Filtering the 309 ImmuneXpresso paths by requiring one of the cells to express a cytokine while the other expresses its receptor drops the number of interactions to 158 of which 30 are auto-regulatory (same cell expresses both the cytokine and the receptor). The remaining 151 non-functional paths are either a byproduct of the network representation, or appear as such due to the threshold we set as to which genes should be considered expressed (see 2.2). Furthermore, as we observed, many of the cytokines and receptors are exclusively expressed on one of the two cells. Therefore, unlike the directionless interactions ImmuneXpresso currently reports, many of the cytokine mediated cell-cell interactions we infer from the gene expression data are directional. Of the 158 ImmuneXpresso paths supported by the gene expression data, we can assign directionality to 76. Last, we can ask the reverse question, namely how many of the possible cytokine mediated, cell-cell interactions appear in the gene expression data, and cannot be traced to any path in ImmuneXpresso. We find 27 such paths, 21 of which we could not find in the manually curated cytokine databases11,12
. Each represents a hypothetical cytokine mediated cell-cell interaction that can be tested experimentally.

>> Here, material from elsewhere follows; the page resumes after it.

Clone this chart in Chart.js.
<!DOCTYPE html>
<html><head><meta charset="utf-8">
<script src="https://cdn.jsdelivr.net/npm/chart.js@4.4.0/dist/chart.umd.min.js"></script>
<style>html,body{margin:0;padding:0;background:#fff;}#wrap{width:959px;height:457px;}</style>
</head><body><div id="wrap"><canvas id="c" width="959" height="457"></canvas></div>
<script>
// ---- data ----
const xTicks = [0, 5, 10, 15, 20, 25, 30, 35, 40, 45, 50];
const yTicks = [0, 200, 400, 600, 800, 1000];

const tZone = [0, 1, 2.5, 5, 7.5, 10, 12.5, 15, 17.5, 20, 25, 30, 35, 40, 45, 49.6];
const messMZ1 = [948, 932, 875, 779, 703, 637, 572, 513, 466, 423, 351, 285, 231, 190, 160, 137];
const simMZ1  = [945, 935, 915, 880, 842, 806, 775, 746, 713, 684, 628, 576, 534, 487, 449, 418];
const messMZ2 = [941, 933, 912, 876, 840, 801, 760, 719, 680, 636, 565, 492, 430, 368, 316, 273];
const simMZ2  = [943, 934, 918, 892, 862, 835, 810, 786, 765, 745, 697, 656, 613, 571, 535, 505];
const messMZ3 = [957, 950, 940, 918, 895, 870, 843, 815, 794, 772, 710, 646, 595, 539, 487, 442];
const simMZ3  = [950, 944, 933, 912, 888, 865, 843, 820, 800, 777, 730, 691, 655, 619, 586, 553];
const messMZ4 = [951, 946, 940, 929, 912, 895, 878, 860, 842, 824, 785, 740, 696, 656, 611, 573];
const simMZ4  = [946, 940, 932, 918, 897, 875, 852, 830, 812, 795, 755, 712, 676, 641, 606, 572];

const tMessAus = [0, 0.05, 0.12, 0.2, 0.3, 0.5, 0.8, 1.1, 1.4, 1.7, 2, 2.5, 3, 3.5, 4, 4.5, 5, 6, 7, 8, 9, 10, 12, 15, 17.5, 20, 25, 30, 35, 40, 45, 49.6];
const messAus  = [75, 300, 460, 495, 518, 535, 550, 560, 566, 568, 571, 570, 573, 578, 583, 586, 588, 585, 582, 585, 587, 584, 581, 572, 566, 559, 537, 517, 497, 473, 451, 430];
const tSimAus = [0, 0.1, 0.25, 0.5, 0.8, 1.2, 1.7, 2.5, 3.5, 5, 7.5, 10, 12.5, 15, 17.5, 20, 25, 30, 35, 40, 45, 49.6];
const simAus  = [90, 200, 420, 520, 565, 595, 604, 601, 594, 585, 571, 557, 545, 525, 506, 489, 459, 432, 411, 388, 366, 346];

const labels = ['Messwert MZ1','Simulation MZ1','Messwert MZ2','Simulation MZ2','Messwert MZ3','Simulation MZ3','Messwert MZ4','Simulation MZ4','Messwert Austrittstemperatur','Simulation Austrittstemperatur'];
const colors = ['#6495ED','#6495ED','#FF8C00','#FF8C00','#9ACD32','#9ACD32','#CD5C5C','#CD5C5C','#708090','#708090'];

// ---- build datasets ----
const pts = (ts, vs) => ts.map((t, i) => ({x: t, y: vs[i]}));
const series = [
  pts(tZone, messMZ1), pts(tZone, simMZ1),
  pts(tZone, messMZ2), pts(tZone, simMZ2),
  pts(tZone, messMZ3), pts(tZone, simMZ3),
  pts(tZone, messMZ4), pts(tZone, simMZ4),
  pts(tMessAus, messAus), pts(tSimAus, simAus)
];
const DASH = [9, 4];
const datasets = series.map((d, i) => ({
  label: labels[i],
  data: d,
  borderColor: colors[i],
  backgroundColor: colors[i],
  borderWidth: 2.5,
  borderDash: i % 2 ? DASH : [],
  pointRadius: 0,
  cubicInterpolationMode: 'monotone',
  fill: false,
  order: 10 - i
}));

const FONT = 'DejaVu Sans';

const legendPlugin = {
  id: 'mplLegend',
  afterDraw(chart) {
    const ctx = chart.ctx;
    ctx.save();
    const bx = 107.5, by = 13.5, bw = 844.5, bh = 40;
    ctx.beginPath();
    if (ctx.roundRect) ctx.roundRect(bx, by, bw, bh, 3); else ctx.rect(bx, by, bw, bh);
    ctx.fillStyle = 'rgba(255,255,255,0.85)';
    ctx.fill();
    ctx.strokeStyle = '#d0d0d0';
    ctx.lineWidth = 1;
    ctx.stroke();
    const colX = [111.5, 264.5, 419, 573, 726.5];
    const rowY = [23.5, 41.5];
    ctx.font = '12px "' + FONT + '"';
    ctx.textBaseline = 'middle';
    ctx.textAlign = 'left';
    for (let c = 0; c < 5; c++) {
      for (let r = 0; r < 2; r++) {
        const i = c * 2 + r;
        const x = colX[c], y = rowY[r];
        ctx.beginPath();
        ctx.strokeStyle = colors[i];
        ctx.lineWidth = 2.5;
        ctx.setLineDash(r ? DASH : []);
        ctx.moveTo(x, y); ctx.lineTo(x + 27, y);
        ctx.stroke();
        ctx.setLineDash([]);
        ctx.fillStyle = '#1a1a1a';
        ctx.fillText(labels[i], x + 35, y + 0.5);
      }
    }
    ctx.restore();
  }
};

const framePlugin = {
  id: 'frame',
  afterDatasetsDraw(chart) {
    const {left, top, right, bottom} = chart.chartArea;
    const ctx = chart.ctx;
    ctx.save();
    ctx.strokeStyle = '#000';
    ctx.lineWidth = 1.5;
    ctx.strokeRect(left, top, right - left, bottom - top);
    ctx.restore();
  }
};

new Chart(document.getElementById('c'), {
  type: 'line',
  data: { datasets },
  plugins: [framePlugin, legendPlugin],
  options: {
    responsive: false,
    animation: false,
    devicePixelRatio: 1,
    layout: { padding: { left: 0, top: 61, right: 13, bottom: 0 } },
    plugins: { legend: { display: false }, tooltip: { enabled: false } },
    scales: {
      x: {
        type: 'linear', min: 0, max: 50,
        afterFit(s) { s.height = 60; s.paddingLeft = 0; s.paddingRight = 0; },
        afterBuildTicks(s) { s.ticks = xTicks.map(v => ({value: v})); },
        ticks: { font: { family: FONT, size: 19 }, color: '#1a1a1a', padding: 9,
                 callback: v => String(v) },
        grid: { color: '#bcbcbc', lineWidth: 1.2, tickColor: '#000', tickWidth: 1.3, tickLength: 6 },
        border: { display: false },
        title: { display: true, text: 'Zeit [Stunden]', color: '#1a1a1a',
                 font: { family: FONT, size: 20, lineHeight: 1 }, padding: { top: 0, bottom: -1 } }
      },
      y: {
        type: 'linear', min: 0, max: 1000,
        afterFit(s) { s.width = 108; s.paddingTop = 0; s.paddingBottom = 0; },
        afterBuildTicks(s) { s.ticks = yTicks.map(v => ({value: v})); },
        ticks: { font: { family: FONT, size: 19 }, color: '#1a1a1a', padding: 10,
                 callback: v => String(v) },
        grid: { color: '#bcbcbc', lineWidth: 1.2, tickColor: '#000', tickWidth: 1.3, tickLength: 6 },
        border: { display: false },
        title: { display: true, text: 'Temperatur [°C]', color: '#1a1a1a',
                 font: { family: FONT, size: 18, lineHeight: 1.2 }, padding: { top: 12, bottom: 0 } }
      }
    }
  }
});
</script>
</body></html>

The utility of a knowledgebase in machine computable format stands out when conducting high throughput discovery driven experiments. In such experiments, researches rarely have expert knowledge in all of the variables being assayed and the number of results from experiments is often very high. Thus, it may be difficult to prioritize findings and link them to one another or to previous discoveries, to establish a comprehensive perspective. As a proof of principle, we analyzed serum cytokine and cell subset frequency data measured at the Stanford Human Immune Monitoring Core for 29 individuals, males and females of varying ages. Of the 41 detected interactions (see 2.5), 18 were between a cell and a cytokine covered in the present ImmuneXpresso lexicon version (see Data sources 2.1). Remarkably, ImmuneXpresso could verify each of those 18 and match it with a reported interaction in the literature. For example, an interaction between IL-15 and CTLs, which was deduced by our algorithm by the positive correlation observed between IL-15 and CTLs, was detected 9 times in abstract sentences by ImmuneXpresso, from such sentences as `These findings identify a novel CTL costimulatory pathway regulated by IL-15 and suggest that tissues can fine-tune the activation of effector T cells based on the presence or absence of stress and inflammation'15
. Comparison of a second dataset, in which interactions of 13 cytokines were experimentally identified with spleen derived CD4+ T-helper cells, showed that ImmuneXpresso could validate 10 out of the 13 observed interactions. Manual searches for the other three interactions was able to confirm one additional interaction not captured by ImmuneXpresso. Each such interaction suggests a testable hypothesis which requires considerable time and resources to test. As datasets grow larger, machine identification and prioritization of novel findings to follow up on is key.